ANNISTON ARMY DEPOT, Alabama –
Dr. Martin Luther King Jr. reminded the world that, "Human progress is neither automatic nor inevitable. Every step toward the goal of justice requires sacrifice, suffering, and struggle; the tireless exertions and passionate concern of dedicated individuals."
He challenged Americans to live up to the ideals in our founding documents, that we are all created equal, endowed with unalienable rights to life, liberty and the pursuit of happiness.
Signed into law in January 1983, the Martin Luther King Jr. holiday is a day when the nation pauses to remember King's life and work.
In 1994, Congress designated Martin Luther King Jr. Day as the first and only federal holiday observed as a national day of service and charged the Corporation for National and Community Service with leading this national effort.
Federal, state and local leaders join citizens in honoring King through service projects addressing pressing community needs "A Day On, Not A Day Off."

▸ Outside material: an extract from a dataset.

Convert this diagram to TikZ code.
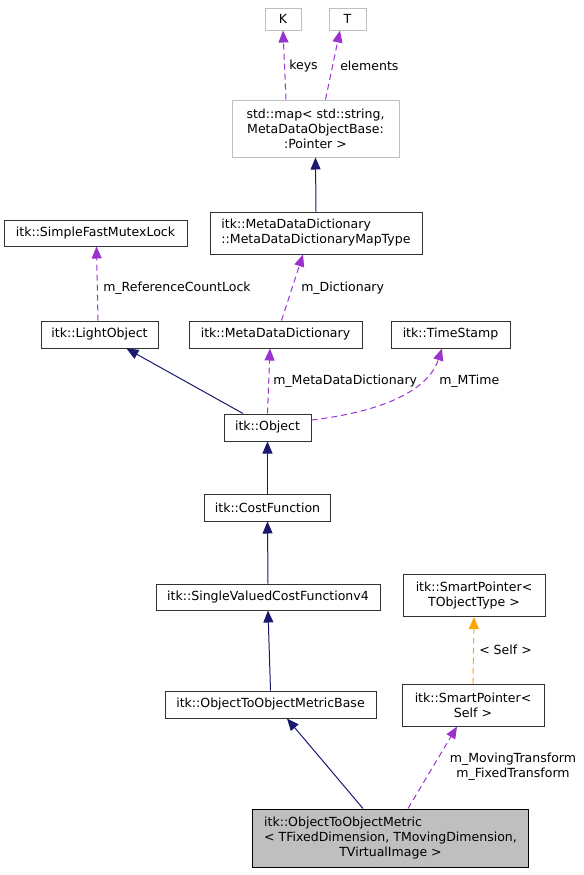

American people are called to engage in public service and promote peaceful social change.
King's unfinished movement toward equality can be achieved by our united, enduring efforts.
King used the power of words and acts of nonviolent resistance, such as protests, grassroots organizing and civil disobedience to achieve seemingly-impossible goals.
He is honored and remembered in hundreds of statues, parks, streets, squares, churches and other public facilities around the world as a leader whose teachings are increasingly relevant to the progress of humankind and is the only non-president memorialized on the National Mall.
In 1964, at 35 years old, Martin Luther King Jr. became the youngest person to win the Nobel Peace Prize. He was assassinated April 4, 1968, in Memphis, Tenn., and posthumously awarded the Presidential Medal of Freedom and the Congressional Gold Medal.
This year's poster showcases the sentiment of what Dr. Martin Luther Jr. said during his acceptance speech of the Noble Prize in 1964, "I refuse to accept the view that mankind is so tragically bound to the starless midnight of racism and war that the bright daybreak of peace and brotherhood can never become a reality." Dr. King is silhouetted in black in the forefront of the poster with his teachings shown in bright colors representing daybreak.